# âš¡ Electricity Theft Detection - Full Lifecycle EDA

### Life cycle of Machine Learning Project

- Understanding the Problem Statement
- Data Collection
- Data Checks to perform
- Exploratory Data analysis
- Data Pre-Processing
- Model Training
- Choose best model

### 1) Problem statement
- This project aims to detect non-technical losses (electricity theft) by analyzing consumption patterns over time using high-dimensional smart meter data.

### 2) Data Collection
- Dataset Source: Electricity theft detection dataset containing daily consumption readings.
- The data consists of thousands of rows (consumers) and 1000+ columns (daily meter readings + FLAG).

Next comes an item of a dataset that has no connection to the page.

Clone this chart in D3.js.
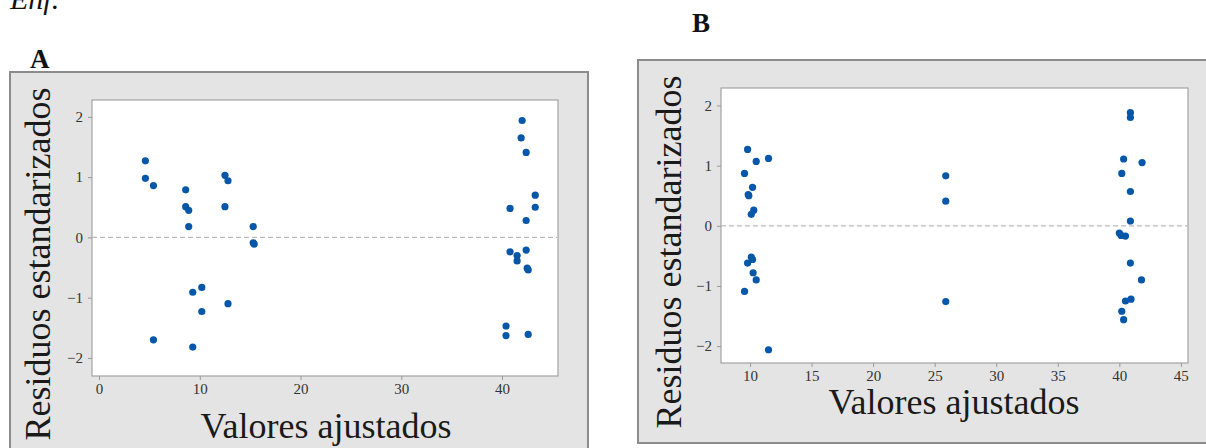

### 2.1 Import Data and Required Packages
#### Importing Pandas, Numpy, Matplotlib, Seaborn and Warnings Library.

In [None]:
import numpy as np
import pandas as pd
import seaborn as sns
import matplotlib.pyplot as plt
%matplotlib inline
import warnings
warnings.filterwarnings('ignore')

#### Import the CSV Data as Pandas DataFrame

In [None]:
df = pd.read_csv('../data/raw/electricity_theft_data.csv')
df.head()

#### Shape of the dataset

In [None]:
df.shape

### 3. Data Checks to perform

- Check Missing values
- Check Duplicates
- Check data type
- Check the number of unique values of each column
- Check statistics of data set

#### 3.1 Check Missing values

In [None]:
df.isna().sum()

#### 3.2 Check Duplicates

In [None]:
df.duplicated().sum()

#### 3.3 Check data types

In [None]:
df.info()

#### 3.4 Checking the number of unique values of each column

In [None]:
df.nunique()

#### 3.5 Check statistics of data set

In [None]:
df.describe()

### 3.7 Feature Engineering for Visualization
#### Adding columns for "Total Consumption" and "Average Consumption", "Std Consumption", "Max Consumption"

In [None]:
consumption_cols = df.drop(columns=['CONS_NO', 'FLAG'], errors='ignore').columns
df['total_consumption'] = df[consumption_cols].sum(axis=1)
df['average_consumption'] = df[consumption_cols].mean(axis=1)
df['std_consumption'] = df[consumption_cols].std(axis=1)
df['max_consumption'] = df[consumption_cols].max(axis=1)
df['Category'] = df['FLAG'].map({0: 'Normal', 1: 'Theft'})
df.head()

### 4. Exploring Data ( Visualization )
#### 4.1 Visualize Target Distribution

In [None]:
f,ax=plt.subplots(1,2,figsize=(18,8))
df['Category'].value_counts().plot.pie(explode=[0,0.1],autopct='%1.1f%%',ax=ax[0],shadow=True)
ax[0].set_title('Category Distribution (Pie)')
ax[0].set_ylabel('')
sns.countplot(x='Category',data=df,ax=ax[1])
ax[1].set_title('Category Distribution (Count)')
plt.show()

**Insights:**
- The dataset is imbalanced, with a majority of 'Normal' consumers.
- Theft cases represent a smaller portion but display unique patterns that we can exploit for detection.

#### 4.2 Multivariate analysis using Violin Plots
#### Visualizing the probability density of different metrics.

In [None]:
plt.subplots(1,4,figsize=(25,7))
plt.subplot(141)
sns.violinplot(x='Category',y='average_consumption',data=df,palette='bright')
plt.title('Avg Consumption Density')

plt.subplot(142)
sns.violinplot(x='Category',y='std_consumption',data=df,palette='muted')
plt.title('Variability Density')

plt.subplot(143)
sns.violinplot(x='Category',y='max_consumption',data=df,palette='deep')
plt.title('Max Spike Density')

plt.subplot(144)
sns.violinplot(x='Category',y='total_consumption',data=df,palette='pastel')
plt.title('Total Consumption Density')

plt.tight_layout()
plt.show()

**Insights:**
- Theft cases often show a thinner distribution at high consumption values and a bulge at lower values.
- 'Normal' users tend to have more consistent consumption metrics.

#### 4.3 Feature Wise Comparison (Bivariate Analysis)

In [None]:
metrics = ['average_consumption', 'std_consumption', 'max_consumption', 'total_consumption']
df_comparison = df.groupby('Category')[metrics].mean().reset_index()

plt.figure(figsize=(15, 6))
df_melted = df_comparison.melt(id_vars='Category', var_name='Metric', value_name='Mean Value')
sns.barplot(data=df_melted, x='Metric', y='Mean Value', hue='Category')
plt.title('Mean Metric Comparison by Category')
plt.yscale('log') # Log scale to handle large differences
plt.show()

**Final Insight:**
- By comparing the means, we can see clear differences in how theft vs. normal consumers behave.
- These engineered features (Mean, Std, Max) will be the primary inputs for our Machine Learning models.